YOUR TASK – Write out all the lines again, precisely as they stand, but without the images.

DATA EXCERPT –
>> BEGIN

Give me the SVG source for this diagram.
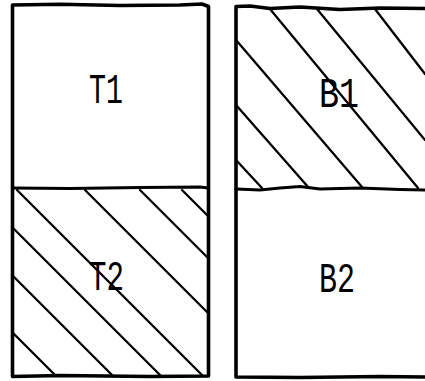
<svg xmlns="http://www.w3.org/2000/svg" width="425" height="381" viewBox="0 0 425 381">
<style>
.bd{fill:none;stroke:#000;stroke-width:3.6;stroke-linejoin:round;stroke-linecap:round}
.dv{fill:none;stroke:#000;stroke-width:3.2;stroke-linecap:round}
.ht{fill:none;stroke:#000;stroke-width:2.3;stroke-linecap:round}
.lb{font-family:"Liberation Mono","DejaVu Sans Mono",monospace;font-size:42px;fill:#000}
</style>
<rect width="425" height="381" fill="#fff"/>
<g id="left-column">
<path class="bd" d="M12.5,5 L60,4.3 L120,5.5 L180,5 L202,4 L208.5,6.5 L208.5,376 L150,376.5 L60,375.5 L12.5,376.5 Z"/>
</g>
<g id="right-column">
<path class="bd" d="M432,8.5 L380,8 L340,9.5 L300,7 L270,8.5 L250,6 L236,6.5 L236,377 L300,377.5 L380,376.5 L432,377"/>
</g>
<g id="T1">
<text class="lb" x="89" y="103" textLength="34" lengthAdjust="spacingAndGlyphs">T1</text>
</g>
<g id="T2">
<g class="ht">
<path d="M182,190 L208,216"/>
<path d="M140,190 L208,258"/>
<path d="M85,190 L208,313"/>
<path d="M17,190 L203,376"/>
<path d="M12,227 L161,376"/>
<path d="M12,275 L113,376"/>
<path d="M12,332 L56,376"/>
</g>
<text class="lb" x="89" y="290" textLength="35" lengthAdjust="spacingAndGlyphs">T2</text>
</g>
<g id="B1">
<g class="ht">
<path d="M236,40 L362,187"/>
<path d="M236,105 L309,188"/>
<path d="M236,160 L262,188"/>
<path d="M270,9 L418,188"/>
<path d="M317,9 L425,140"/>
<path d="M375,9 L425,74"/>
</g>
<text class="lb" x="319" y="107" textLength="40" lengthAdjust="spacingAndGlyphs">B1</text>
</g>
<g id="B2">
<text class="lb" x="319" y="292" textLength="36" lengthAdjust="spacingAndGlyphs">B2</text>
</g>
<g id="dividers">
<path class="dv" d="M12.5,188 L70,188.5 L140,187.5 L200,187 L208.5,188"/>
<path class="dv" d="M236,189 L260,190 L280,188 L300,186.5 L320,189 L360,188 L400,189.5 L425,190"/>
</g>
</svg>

>> END

SOLVED PROBLEM –
Give me the SVG source for this diagram.
<svg xmlns="http://www.w3.org/2000/svg" width="425" height="381" viewBox="0 0 425 381">
<style>
.bd{fill:none;stroke:#000;stroke-width:3.6;stroke-linejoin:round;stroke-linecap:round}
.dv{fill:none;stroke:#000;stroke-width:3.2;stroke-linecap:round}
.ht{fill:none;stroke:#000;stroke-width:2.3;stroke-linecap:round}
.lb{font-family:"Liberation Mono","DejaVu Sans Mono",monospace;font-size:42px;fill:#000}
</style>
<rect width="425" height="381" fill="#fff"/>
<g id="left-column">
<path class="bd" d="M12.5,5 L60,4.3 L120,5.5 L180,5 L202,4 L208.5,6.5 L208.5,376 L150,376.5 L60,375.5 L12.5,376.5 Z"/>
</g>
<g id="right-column">
<path class="bd" d="M432,8.5 L380,8 L340,9.5 L300,7 L270,8.5 L250,6 L236,6.5 L236,377 L300,377.5 L380,376.5 L432,377"/>
</g>
<g id="T1">
<text class="lb" x="89" y="103" textLength="34" lengthAdjust="spacingAndGlyphs">T1</text>
</g>
<g id="T2">
<g class="ht">
<path d="M182,190 L208,216"/>
<path d="M140,190 L208,258"/>
<path d="M85,190 L208,313"/>
<path d="M17,190 L203,376"/>
<path d="M12,227 L161,376"/>
<path d="M12,275 L113,376"/>
<path d="M12,332 L56,376"/>
</g>
<text class="lb" x="89" y="290" textLength="35" lengthAdjust="spacingAndGlyphs">T2</text>
</g>
<g id="B1">
<g class="ht">
<path d="M236,40 L362,187"/>
<path d="M236,105 L309,188"/>
<path d="M236,160 L262,188"/>
<path d="M270,9 L418,188"/>
<path d="M317,9 L425,140"/>
<path d="M375,9 L425,74"/>
</g>
<text class="lb" x="319" y="107" textLength="40" lengthAdjust="spacingAndGlyphs">B1</text>
</g>
<g id="B2">
<text class="lb" x="319" y="292" textLength="36" lengthAdjust="spacingAndGlyphs">B2</text>
</g>
<g id="dividers">
<path class="dv" d="M12.5,188 L70,188.5 L140,187.5 L200,187 L208.5,188"/>
<path class="dv" d="M236,189 L260,190 L280,188 L300,186.5 L320,189 L360,188 L400,189.5 L425,190"/>
</g>
</svg>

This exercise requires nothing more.